Exercise prompt:
Repeat exactly the lines running from the first line of the data to the line containing "const seriesNames = ['d", both ends included, and nothing else; drop the pictures.
--- Stored data ---
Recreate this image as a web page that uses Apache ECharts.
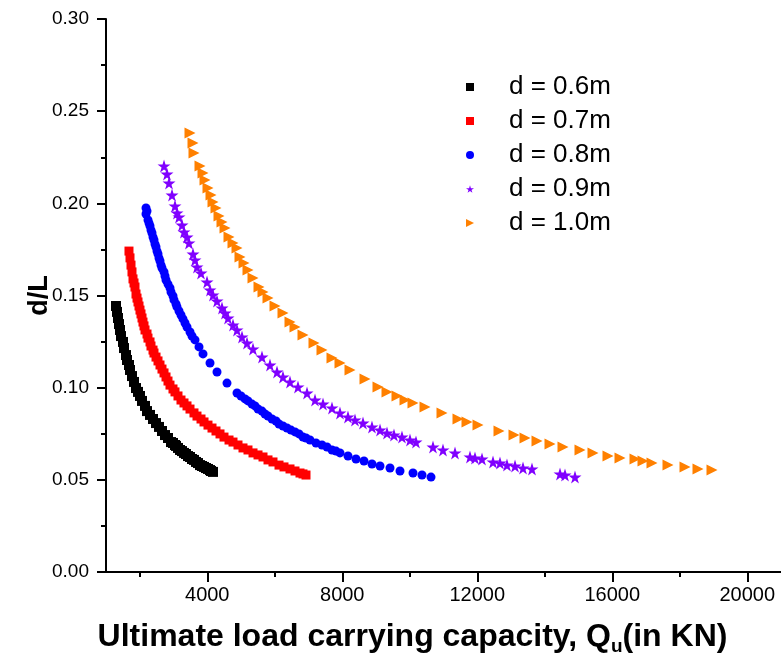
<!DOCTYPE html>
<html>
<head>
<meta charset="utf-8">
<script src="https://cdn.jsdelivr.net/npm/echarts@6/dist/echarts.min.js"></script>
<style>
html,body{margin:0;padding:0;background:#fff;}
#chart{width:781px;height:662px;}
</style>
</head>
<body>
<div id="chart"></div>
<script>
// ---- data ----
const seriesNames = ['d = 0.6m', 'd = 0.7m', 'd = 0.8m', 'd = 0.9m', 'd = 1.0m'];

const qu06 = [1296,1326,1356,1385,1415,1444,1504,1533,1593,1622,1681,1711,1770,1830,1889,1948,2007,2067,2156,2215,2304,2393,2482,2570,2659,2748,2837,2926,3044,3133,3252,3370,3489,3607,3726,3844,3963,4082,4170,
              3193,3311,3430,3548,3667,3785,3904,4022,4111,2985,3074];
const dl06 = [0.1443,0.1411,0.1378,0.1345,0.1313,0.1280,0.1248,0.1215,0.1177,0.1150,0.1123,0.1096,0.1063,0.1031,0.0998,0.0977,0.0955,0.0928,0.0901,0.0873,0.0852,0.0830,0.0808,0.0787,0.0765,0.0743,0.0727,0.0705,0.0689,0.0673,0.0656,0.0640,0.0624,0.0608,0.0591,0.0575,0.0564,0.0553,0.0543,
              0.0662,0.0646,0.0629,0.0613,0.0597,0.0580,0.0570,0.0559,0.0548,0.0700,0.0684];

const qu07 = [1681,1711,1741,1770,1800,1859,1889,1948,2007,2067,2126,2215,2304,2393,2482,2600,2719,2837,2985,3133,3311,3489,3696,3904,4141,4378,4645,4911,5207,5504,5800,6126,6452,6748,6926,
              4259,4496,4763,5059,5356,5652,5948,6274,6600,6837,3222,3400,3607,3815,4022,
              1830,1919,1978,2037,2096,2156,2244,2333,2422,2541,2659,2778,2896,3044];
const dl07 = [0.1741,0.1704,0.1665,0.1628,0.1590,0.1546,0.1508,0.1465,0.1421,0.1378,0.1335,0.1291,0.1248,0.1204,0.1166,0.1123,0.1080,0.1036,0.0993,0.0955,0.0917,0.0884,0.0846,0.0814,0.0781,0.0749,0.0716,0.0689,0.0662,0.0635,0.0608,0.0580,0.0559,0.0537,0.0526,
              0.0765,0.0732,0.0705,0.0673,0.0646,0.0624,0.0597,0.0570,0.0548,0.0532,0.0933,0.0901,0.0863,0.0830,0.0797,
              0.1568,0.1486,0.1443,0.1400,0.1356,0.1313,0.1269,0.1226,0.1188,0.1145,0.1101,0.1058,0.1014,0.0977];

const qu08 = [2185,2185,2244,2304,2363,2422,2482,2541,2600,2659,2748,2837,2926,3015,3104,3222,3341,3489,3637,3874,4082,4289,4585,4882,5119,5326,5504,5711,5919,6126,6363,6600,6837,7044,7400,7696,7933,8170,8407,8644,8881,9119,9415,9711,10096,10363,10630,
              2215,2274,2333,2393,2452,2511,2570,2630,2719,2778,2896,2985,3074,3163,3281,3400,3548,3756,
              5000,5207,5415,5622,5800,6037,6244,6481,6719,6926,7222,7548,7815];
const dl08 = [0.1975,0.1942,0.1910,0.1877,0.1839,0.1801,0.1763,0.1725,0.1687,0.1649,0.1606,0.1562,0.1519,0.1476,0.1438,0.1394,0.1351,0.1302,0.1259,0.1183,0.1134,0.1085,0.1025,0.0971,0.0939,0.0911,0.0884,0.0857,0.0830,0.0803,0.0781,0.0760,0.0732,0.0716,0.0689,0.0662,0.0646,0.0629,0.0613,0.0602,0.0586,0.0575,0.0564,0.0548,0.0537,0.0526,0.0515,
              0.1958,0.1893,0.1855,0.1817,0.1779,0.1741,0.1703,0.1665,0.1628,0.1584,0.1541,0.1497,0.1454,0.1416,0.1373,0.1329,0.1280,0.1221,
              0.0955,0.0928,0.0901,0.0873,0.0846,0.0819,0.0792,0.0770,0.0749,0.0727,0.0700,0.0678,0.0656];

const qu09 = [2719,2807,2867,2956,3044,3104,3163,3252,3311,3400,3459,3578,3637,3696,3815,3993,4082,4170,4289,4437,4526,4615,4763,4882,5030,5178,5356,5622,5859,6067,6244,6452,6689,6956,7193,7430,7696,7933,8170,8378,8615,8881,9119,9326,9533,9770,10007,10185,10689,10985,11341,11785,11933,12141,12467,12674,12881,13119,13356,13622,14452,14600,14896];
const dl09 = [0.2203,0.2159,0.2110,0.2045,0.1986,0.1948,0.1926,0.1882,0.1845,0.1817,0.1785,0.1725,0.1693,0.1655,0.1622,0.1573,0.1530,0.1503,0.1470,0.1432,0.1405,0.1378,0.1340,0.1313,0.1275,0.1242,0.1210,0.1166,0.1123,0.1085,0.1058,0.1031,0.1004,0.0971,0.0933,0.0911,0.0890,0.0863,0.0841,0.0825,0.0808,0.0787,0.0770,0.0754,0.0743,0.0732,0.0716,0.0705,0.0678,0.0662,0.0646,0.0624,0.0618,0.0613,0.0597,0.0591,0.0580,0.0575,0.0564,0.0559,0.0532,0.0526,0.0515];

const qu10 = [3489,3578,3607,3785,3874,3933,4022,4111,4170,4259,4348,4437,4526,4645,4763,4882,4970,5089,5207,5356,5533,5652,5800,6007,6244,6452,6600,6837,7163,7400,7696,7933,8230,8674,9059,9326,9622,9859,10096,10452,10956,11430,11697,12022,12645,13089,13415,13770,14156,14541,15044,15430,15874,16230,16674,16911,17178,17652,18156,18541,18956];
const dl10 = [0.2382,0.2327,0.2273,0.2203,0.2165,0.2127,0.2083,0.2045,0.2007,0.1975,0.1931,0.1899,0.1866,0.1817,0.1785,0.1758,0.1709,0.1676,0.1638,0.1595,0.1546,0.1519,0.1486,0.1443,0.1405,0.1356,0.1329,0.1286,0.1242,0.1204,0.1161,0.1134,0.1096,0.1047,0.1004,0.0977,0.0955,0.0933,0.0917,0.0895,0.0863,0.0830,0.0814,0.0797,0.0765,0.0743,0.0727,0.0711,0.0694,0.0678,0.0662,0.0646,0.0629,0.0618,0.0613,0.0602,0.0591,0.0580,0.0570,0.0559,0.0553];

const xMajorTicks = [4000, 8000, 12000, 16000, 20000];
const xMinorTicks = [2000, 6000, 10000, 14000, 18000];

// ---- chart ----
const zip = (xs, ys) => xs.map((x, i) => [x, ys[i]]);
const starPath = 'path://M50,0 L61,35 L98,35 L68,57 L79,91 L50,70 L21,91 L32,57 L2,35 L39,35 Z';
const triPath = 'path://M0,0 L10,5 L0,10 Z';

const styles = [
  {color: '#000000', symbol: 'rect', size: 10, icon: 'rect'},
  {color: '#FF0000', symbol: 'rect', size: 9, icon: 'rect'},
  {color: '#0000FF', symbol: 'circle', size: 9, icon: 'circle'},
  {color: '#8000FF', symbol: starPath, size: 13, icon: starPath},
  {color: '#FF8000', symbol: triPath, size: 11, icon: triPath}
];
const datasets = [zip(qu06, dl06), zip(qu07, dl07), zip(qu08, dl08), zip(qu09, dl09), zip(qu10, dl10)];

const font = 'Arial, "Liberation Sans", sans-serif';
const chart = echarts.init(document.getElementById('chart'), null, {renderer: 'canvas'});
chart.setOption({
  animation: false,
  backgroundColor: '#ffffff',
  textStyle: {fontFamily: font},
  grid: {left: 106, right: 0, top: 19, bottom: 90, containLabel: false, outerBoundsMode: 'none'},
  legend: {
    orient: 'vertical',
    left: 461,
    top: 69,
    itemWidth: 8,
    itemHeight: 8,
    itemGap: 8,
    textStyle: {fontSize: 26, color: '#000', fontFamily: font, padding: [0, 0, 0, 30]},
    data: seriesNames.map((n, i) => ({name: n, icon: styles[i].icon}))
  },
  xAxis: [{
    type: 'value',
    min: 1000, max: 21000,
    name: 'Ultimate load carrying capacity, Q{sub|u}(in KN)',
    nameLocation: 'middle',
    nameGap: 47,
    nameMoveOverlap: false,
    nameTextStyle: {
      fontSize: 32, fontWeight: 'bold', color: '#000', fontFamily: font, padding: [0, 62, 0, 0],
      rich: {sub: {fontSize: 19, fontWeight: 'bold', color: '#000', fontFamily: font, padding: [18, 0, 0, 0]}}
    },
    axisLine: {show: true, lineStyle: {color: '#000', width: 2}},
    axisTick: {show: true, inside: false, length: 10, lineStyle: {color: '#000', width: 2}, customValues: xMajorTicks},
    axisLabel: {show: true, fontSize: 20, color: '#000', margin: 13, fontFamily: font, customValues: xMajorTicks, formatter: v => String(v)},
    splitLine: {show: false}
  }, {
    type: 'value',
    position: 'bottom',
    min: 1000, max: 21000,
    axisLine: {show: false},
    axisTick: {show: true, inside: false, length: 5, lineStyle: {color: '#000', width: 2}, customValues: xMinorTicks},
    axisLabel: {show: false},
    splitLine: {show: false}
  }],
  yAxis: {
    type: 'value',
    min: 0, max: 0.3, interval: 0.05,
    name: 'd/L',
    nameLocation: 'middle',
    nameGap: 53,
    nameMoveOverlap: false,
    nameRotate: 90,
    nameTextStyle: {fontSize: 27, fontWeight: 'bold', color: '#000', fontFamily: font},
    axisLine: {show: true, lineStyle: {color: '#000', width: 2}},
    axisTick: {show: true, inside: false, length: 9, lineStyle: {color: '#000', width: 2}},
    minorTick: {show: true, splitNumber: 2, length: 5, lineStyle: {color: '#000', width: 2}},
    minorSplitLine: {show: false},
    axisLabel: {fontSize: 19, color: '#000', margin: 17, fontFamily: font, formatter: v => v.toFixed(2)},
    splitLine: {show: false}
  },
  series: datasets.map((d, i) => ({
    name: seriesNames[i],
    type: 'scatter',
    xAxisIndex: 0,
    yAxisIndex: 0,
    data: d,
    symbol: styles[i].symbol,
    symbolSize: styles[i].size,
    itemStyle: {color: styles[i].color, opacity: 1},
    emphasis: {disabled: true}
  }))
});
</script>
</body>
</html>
---
Exercise output:
Recreate this image as a web page that uses Apache ECharts.
<!DOCTYPE html>
<html>
<head>
<meta charset="utf-8">
<script src="https://cdn.jsdelivr.net/npm/echarts@6/dist/echarts.min.js"></script>
<style>
html,body{margin:0;padding:0;background:#fff;}
#chart{width:781px;height:662px;}
</style>
</head>
<body>
<div id="chart"></div>
<script>
// ---- data ----
const seriesNames = ['d = 0.6m', 'd = 0.7m', 'd = 0.8m', 'd = 0.9m', 'd = 1.0m'];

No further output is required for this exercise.